I am sitting on the taxi rank feeling gritty-eyed and grim, but I am here.
We have managed it.
We worked last night, crawled out of bed two hours after we got into it, and made it to York in time for Speech Day.
We weren’t late, or scruffy, or embarrassing, at least not more than we usually are.
We managed to pass ourselves off as middle class, in a gathering of real middle class people, and we don’t think that anybody noticed.
Obviously they didn’t, because one of the things that you find out as you get older is that actually nobody is looking. Everybody is far too busy worrying about their own shoes and nail varnish to notice yours.
When we arrived at school there were already hundreds and hundreds of very shiny four by four monsters sitting squarely on the vast school lawns soaking up sunshine, but by great good fortune we discovered a pleasantly comfortable parking place in the shade under the trees outside Lucy’s boarding house. This was a fortunate chance of fate, because of Oliver and the dogs, who of course had to be abandoned in the car.
Nan and Grandad appeared a few minutes later, and once the dogs had had a few minutes to charge about barking at people, we shoved them back into the car with Oliver and ambled off to sit in the hot tent being inspired.
We sat with my friend Annie, with whom I never get nearly enough opportunity to talk at these events.

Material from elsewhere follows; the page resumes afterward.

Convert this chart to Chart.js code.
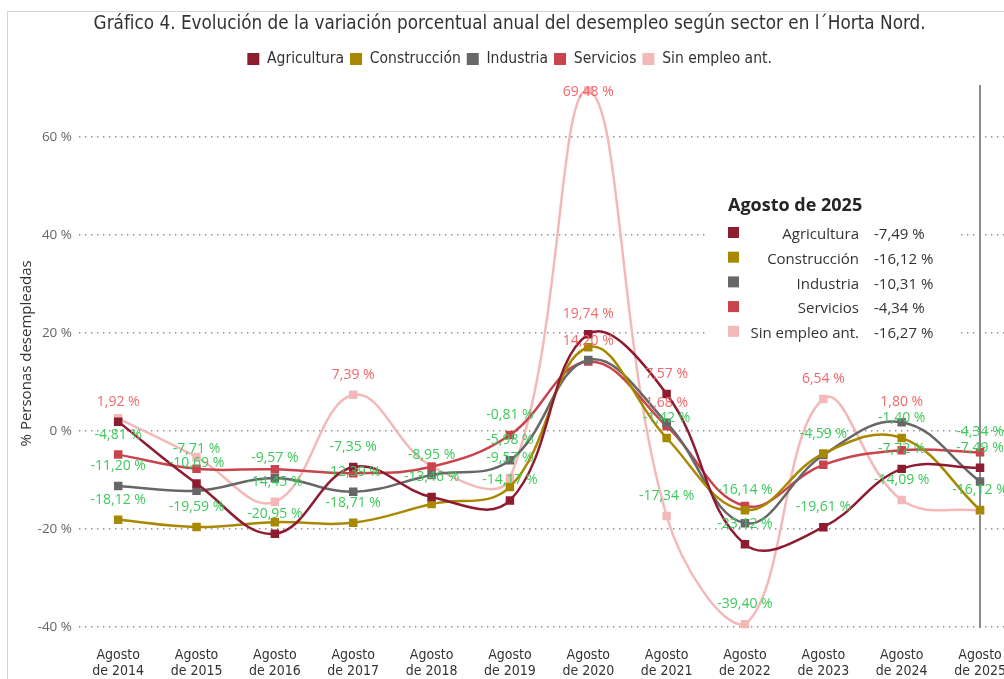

She is every bit as interesting as the Motivational Speakers who turn up to stand on the platform and issue us with our annual reminder never to give up on our Efforts, even though people might be laughing at us.
I am sure that this is sound advice but I would still have liked to have heard more about Annie’s son and his progress through his current crisis of career indecision.
It was not to be, however, and we listened and clapped politely and enjoyed the beautiful long-legged sixth formers striding gracefully across the school platform for the last time, to shake everybody’s hands and graduate to become officially Old Margaretians. This is always peculiarly moving, and it won’t be very long now before it is Lucy.
We were reunited with Lucy after the speeches, and although we were very tempted by the opportunity to spend the afternoon hanging about drinking Pimms on the lawn and looking at the art exhibition, we didn’t. We rescued Oliver and the dogs and went to the pub to eat.
We loitered about for ages in the pub, eating far more than turned out to be comfortable on the journey home afterwards, and laughing and enjoying one another’s company: but of course work was calling, and we had got to practice self discipline.
Fortunately Mark is better at that than I am.
He drove us home, eyes stinging, but grimly open, whilst I half-dozed in the front seat beside him.
The journey seemed to take for ever.
When we got home we left the children in charge of dogs and unpacking. Mark and I stampeded up the stairs and collapsed gratefully in to bed.
Two hours later we had the unpleasant experience of getting up after not nearly enough sleep again.
I am at work now, and in just a very few more hours it will be over. We will have managed it.
The picture is Lucy’s school uniform, which we found in an abandoned heap when we got up. She will never have to wear it again. When she goes back next term she will be in the sixth form, and quite grown up. We will only be going to two more Speech Days at Queen Margaret’s.
They are wonderful, civilised, happy days. I love going, love being a part of it all. It will be unspeakably sad for it all to be over for ever.
All the same, there is a part of me that will be relieved.